-- BEGIN Input records --

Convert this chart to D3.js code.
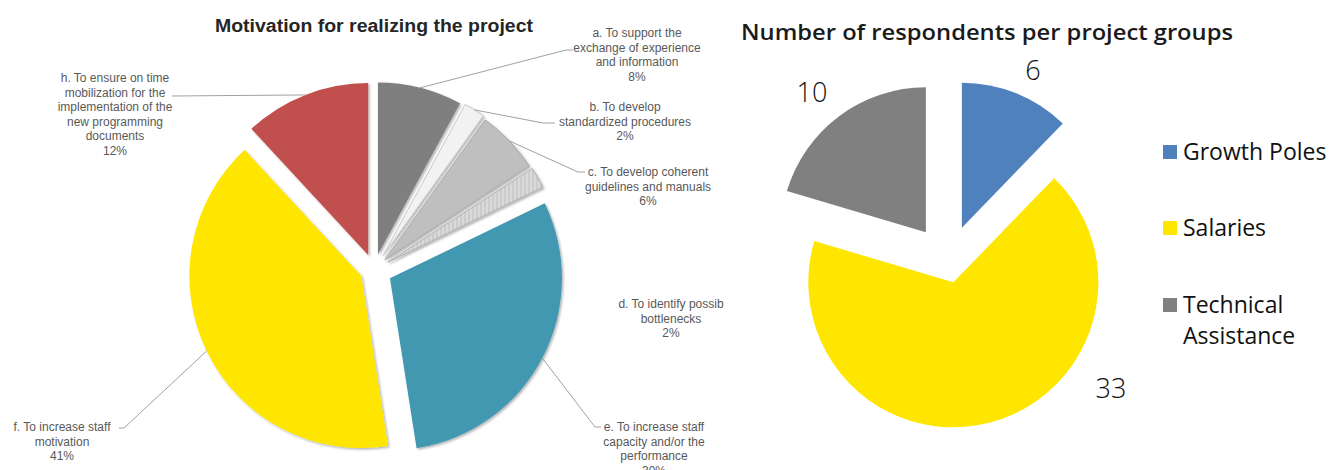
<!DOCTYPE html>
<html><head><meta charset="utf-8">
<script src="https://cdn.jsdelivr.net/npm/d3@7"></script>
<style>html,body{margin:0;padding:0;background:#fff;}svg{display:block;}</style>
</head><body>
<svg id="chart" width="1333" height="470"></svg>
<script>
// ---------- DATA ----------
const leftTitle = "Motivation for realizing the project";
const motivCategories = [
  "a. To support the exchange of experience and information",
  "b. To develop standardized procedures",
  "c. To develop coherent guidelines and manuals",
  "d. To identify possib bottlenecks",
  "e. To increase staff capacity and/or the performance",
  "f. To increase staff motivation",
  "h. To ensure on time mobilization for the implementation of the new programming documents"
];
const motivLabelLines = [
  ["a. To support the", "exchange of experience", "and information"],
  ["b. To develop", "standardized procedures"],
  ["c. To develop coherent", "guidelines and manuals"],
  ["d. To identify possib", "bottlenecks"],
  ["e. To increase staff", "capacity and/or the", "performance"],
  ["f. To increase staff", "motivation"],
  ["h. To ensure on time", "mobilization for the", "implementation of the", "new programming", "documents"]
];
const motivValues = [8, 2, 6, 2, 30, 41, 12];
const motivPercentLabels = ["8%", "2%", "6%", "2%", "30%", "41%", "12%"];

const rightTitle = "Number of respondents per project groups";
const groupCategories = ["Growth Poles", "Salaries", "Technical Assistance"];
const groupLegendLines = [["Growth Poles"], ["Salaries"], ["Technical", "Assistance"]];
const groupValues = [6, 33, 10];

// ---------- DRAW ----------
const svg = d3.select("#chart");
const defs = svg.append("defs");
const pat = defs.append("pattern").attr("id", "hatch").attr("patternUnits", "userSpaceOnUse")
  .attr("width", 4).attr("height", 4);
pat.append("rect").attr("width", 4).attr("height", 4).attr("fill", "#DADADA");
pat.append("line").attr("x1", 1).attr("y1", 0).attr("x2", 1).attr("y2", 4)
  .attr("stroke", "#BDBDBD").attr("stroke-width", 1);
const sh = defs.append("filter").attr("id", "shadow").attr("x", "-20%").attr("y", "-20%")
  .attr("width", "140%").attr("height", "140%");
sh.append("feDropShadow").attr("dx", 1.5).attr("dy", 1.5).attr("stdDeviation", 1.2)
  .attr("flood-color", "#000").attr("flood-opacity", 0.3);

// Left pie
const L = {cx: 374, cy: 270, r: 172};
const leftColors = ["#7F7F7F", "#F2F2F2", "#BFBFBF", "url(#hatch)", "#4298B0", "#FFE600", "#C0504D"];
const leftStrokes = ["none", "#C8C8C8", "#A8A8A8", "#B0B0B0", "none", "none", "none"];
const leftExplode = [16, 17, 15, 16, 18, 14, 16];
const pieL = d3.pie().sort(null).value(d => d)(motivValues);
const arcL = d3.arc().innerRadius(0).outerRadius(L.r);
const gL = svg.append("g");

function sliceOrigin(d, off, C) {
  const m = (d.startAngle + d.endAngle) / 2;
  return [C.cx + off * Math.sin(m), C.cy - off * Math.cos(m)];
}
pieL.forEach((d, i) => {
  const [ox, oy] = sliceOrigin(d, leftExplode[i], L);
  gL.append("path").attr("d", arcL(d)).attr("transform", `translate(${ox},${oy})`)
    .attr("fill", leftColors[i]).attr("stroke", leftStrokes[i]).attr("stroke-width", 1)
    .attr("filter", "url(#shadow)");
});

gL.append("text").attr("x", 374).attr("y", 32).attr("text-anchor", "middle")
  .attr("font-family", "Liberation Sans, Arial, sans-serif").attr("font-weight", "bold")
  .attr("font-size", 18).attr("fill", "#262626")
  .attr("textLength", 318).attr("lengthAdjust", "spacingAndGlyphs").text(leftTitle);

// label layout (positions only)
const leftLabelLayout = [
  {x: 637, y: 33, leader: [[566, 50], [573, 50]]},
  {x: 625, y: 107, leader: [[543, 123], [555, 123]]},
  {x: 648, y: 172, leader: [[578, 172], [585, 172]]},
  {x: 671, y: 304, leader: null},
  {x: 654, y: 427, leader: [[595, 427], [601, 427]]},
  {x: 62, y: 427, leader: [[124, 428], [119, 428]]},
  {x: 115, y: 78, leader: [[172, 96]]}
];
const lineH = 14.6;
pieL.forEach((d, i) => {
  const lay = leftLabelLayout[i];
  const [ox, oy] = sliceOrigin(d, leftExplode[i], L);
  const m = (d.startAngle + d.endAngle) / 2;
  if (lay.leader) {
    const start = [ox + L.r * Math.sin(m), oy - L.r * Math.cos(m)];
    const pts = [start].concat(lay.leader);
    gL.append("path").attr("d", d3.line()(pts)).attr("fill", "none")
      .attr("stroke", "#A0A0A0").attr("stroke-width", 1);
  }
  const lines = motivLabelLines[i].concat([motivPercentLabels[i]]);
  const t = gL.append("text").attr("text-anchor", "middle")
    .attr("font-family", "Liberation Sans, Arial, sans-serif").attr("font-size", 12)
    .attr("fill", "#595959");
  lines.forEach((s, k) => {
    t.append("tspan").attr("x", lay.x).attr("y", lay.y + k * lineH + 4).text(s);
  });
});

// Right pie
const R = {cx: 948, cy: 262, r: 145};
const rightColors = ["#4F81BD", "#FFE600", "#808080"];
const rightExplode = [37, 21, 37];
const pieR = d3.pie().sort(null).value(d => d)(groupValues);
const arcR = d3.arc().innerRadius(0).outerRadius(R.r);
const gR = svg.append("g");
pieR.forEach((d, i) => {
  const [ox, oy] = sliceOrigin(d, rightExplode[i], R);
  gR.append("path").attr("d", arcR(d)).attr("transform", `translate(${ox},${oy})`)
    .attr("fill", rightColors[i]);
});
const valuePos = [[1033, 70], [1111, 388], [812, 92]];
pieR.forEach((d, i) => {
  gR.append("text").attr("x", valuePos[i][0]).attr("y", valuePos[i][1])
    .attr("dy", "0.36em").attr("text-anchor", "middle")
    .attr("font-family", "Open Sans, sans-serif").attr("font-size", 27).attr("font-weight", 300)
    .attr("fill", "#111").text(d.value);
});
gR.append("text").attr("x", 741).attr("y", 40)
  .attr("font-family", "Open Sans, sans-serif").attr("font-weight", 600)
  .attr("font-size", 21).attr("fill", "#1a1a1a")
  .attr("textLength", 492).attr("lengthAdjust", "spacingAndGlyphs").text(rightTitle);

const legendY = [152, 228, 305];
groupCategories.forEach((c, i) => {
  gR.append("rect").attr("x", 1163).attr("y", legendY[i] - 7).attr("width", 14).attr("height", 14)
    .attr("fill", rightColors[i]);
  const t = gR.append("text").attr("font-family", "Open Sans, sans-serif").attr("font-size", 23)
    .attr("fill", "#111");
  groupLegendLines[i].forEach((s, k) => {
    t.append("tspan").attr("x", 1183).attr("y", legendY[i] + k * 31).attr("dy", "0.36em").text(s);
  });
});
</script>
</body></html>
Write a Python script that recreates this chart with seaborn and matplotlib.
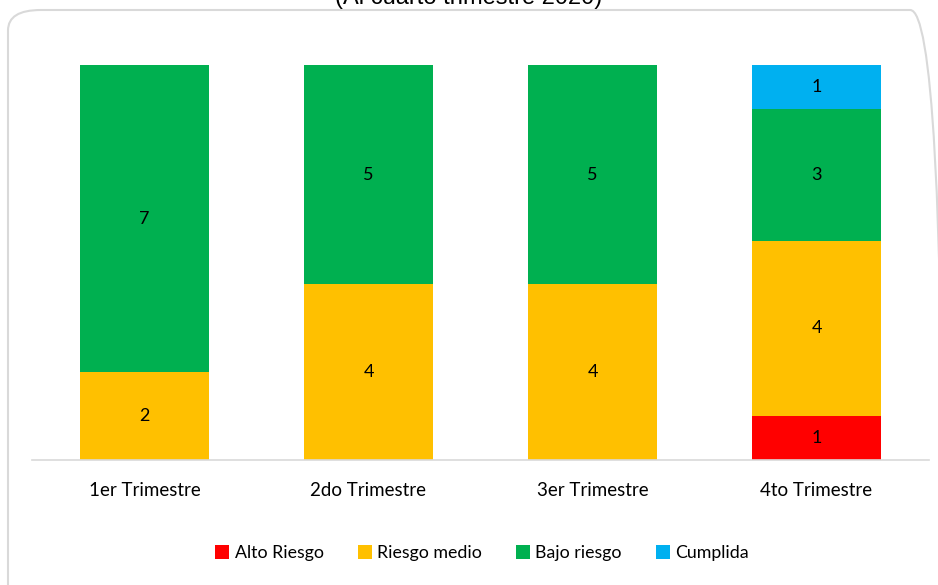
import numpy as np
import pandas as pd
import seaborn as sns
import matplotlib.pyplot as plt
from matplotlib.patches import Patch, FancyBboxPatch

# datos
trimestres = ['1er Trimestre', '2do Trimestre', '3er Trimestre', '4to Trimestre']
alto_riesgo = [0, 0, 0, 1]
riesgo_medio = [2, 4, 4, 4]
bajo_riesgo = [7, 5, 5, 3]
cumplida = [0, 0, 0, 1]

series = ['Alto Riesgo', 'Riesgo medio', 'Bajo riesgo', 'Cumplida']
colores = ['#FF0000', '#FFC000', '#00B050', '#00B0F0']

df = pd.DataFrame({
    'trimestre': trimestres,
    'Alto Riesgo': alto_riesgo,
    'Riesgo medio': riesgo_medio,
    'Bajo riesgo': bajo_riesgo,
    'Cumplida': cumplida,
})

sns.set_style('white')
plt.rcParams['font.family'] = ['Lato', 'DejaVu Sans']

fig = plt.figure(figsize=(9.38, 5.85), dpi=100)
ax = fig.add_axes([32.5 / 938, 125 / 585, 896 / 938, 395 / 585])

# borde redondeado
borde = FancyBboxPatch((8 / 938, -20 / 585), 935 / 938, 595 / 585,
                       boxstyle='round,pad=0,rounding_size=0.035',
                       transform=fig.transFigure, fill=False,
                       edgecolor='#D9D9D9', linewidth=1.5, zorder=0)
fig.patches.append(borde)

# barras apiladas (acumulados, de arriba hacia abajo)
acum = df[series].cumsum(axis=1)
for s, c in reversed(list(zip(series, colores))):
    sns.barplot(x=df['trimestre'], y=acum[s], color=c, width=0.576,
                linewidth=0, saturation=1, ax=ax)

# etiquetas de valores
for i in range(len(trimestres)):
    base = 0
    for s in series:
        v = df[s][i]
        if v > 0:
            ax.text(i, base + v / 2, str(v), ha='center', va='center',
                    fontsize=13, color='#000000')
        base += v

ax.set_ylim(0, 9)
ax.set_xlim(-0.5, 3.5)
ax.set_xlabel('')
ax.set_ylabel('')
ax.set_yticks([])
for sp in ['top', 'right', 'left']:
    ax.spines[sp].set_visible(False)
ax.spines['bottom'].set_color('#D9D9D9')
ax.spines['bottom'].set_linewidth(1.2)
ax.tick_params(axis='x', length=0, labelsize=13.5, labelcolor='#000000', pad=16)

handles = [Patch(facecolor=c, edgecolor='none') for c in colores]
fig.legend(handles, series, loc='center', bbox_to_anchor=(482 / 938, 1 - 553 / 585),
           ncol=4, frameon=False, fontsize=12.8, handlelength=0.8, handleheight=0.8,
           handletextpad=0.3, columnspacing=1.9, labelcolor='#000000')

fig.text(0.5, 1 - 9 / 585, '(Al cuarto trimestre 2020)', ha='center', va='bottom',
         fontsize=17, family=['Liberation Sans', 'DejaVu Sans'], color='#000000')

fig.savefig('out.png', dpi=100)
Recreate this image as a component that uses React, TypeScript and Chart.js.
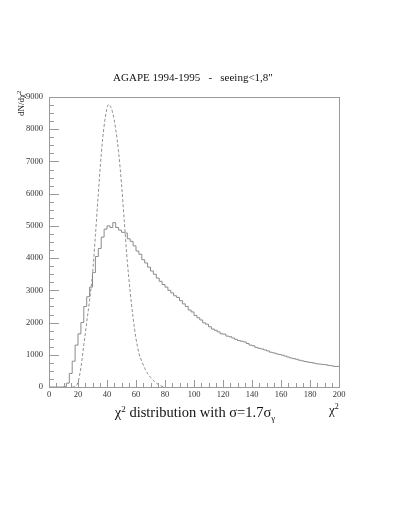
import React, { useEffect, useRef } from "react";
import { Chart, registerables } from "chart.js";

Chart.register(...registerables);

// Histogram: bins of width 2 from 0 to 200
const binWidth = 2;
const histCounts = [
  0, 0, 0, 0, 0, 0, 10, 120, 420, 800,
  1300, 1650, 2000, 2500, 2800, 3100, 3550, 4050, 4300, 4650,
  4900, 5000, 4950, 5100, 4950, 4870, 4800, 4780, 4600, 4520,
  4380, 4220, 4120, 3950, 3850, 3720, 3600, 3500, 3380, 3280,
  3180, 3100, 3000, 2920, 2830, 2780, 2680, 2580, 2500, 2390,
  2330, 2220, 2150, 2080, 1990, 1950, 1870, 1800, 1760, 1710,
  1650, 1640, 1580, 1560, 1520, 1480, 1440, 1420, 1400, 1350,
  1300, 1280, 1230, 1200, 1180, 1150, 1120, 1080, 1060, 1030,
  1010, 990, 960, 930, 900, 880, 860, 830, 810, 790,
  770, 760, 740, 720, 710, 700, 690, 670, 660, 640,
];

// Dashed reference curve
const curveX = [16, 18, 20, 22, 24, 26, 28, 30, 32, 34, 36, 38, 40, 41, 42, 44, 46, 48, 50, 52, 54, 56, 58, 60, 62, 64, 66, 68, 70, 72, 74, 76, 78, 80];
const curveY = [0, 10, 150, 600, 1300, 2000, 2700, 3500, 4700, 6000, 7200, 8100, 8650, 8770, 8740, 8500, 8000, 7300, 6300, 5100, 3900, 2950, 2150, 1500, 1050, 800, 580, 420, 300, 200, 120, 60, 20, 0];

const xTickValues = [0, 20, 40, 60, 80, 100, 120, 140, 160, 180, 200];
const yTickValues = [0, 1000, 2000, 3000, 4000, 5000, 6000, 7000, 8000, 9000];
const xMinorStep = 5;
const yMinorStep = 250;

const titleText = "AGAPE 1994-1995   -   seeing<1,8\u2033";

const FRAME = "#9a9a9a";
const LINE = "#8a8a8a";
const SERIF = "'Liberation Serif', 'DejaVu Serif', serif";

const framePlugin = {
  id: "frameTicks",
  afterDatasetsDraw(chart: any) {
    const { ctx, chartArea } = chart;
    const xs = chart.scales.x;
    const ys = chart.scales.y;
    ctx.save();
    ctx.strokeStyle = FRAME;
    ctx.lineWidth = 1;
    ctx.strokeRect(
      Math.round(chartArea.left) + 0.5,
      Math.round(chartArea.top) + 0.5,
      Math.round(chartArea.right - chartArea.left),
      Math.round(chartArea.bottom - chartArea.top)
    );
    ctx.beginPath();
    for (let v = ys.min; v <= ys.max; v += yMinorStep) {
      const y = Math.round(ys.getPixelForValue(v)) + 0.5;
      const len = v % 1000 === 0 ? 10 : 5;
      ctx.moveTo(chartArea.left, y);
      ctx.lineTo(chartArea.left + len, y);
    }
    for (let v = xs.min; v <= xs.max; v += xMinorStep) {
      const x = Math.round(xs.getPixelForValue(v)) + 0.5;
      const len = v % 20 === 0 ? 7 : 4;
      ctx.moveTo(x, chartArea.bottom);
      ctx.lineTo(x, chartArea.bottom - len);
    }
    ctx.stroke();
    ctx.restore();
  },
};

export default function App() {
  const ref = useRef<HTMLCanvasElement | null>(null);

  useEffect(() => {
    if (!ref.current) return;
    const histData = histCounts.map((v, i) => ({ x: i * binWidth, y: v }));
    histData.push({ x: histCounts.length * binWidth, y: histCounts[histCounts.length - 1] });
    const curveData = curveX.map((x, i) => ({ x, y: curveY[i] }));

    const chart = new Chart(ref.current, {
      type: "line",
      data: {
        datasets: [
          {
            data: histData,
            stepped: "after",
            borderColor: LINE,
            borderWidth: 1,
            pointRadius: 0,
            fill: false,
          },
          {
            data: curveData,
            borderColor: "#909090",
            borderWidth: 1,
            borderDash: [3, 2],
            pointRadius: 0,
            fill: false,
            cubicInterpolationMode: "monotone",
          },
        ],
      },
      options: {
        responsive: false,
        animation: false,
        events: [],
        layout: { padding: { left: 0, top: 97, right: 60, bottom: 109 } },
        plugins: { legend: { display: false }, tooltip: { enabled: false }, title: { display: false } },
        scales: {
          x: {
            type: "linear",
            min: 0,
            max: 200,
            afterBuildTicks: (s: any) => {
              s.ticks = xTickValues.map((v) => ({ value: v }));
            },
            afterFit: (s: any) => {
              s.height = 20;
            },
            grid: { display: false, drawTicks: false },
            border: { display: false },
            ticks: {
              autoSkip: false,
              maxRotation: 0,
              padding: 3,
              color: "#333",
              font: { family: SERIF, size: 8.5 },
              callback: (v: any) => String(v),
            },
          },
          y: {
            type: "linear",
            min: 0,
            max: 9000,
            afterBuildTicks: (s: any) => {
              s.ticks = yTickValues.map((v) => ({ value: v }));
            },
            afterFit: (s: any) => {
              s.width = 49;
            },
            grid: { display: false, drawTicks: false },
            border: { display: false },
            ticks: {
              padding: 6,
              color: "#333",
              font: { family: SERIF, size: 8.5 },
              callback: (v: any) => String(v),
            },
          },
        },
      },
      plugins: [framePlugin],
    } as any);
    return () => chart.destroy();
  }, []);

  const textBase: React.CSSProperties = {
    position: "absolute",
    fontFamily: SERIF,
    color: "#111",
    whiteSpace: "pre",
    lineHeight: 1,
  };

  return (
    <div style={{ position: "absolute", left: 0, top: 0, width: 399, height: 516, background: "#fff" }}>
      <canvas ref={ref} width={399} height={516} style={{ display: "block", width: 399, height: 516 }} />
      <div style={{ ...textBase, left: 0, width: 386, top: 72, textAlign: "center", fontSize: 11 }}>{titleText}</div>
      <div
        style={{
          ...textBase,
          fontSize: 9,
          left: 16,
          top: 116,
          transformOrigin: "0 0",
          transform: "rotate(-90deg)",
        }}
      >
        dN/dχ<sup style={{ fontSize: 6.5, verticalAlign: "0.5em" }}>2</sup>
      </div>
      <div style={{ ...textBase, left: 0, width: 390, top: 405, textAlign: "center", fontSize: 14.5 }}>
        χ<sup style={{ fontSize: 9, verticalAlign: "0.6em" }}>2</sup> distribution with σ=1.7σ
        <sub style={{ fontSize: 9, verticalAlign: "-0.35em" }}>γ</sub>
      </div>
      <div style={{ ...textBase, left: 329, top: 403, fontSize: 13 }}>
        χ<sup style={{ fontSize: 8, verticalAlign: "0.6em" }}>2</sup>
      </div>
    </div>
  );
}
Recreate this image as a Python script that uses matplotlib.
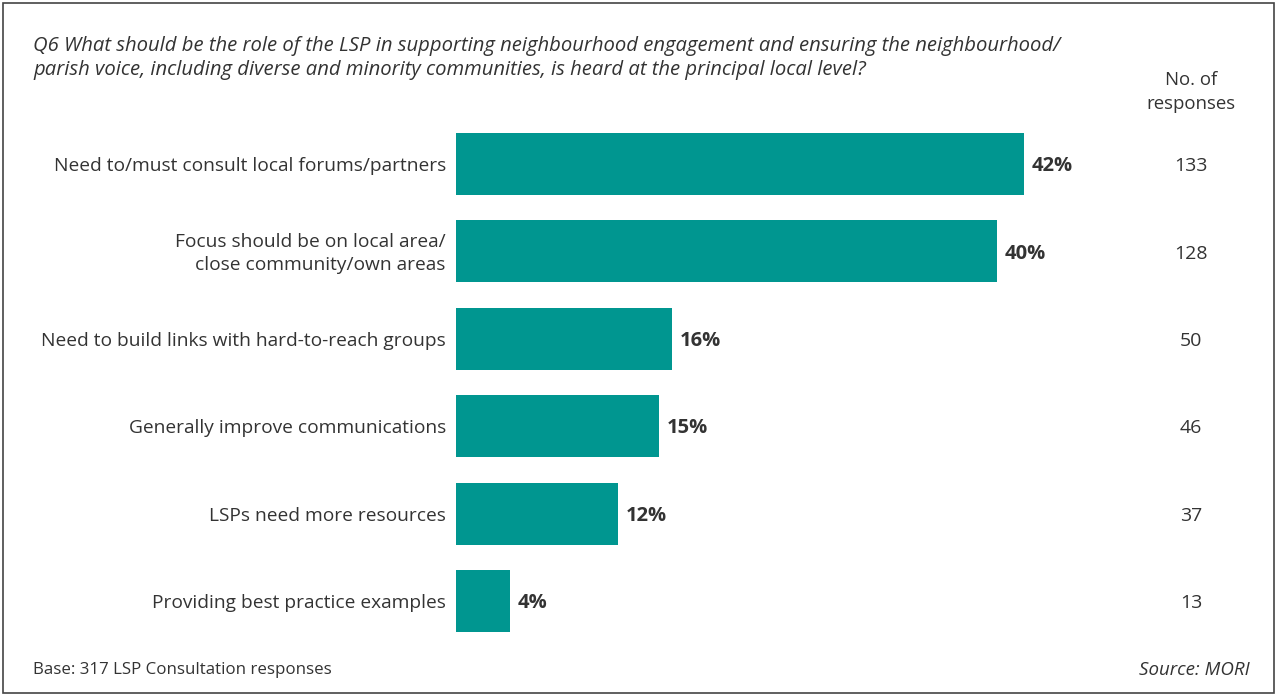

-- END Input records --

__Exercise brief__
Extract from the material above the stretch running from the line containing "Recreate this image as a component" through the line containing "60, 20, 0];". Keep the text exact and the pictures out.

__Finished task__
Recreate this image as a component that uses React, TypeScript and Chart.js.
import React, { useEffect, useRef } from "react";
import { Chart, registerables } from "chart.js";

Chart.register(...registerables);

// Histogram: bins of width 2 from 0 to 200
const binWidth = 2;
const histCounts = [
  0, 0, 0, 0, 0, 0, 10, 120, 420, 800,
  1300, 1650, 2000, 2500, 2800, 3100, 3550, 4050, 4300, 4650,
  4900, 5000, 4950, 5100, 4950, 4870, 4800, 4780, 4600, 4520,
  4380, 4220, 4120, 3950, 3850, 3720, 3600, 3500, 3380, 3280,
  3180, 3100, 3000, 2920, 2830, 2780, 2680, 2580, 2500, 2390,
  2330, 2220, 2150, 2080, 1990, 1950, 1870, 1800, 1760, 1710,
  1650, 1640, 1580, 1560, 1520, 1480, 1440, 1420, 1400, 1350,
  1300, 1280, 1230, 1200, 1180, 1150, 1120, 1080, 1060, 1030,
  1010, 990, 960, 930, 900, 880, 860, 830, 810, 790,
  770, 760, 740, 720, 710, 700, 690, 670, 660, 640,
];

// Dashed reference curve
const curveX = [16, 18, 20, 22, 24, 26, 28, 30, 32, 34, 36, 38, 40, 41, 42, 44, 46, 48, 50, 52, 54, 56, 58, 60, 62, 64, 66, 68, 70, 72, 74, 76, 78, 80];
const curveY = [0, 10, 150, 600, 1300, 2000, 2700, 3500, 4700, 6000, 7200, 8100, 8650, 8770, 8740, 8500, 8000, 7300, 6300, 5100, 3900, 2950, 2150, 1500, 1050, 800, 580, 420, 300, 200, 120, 60, 20, 0];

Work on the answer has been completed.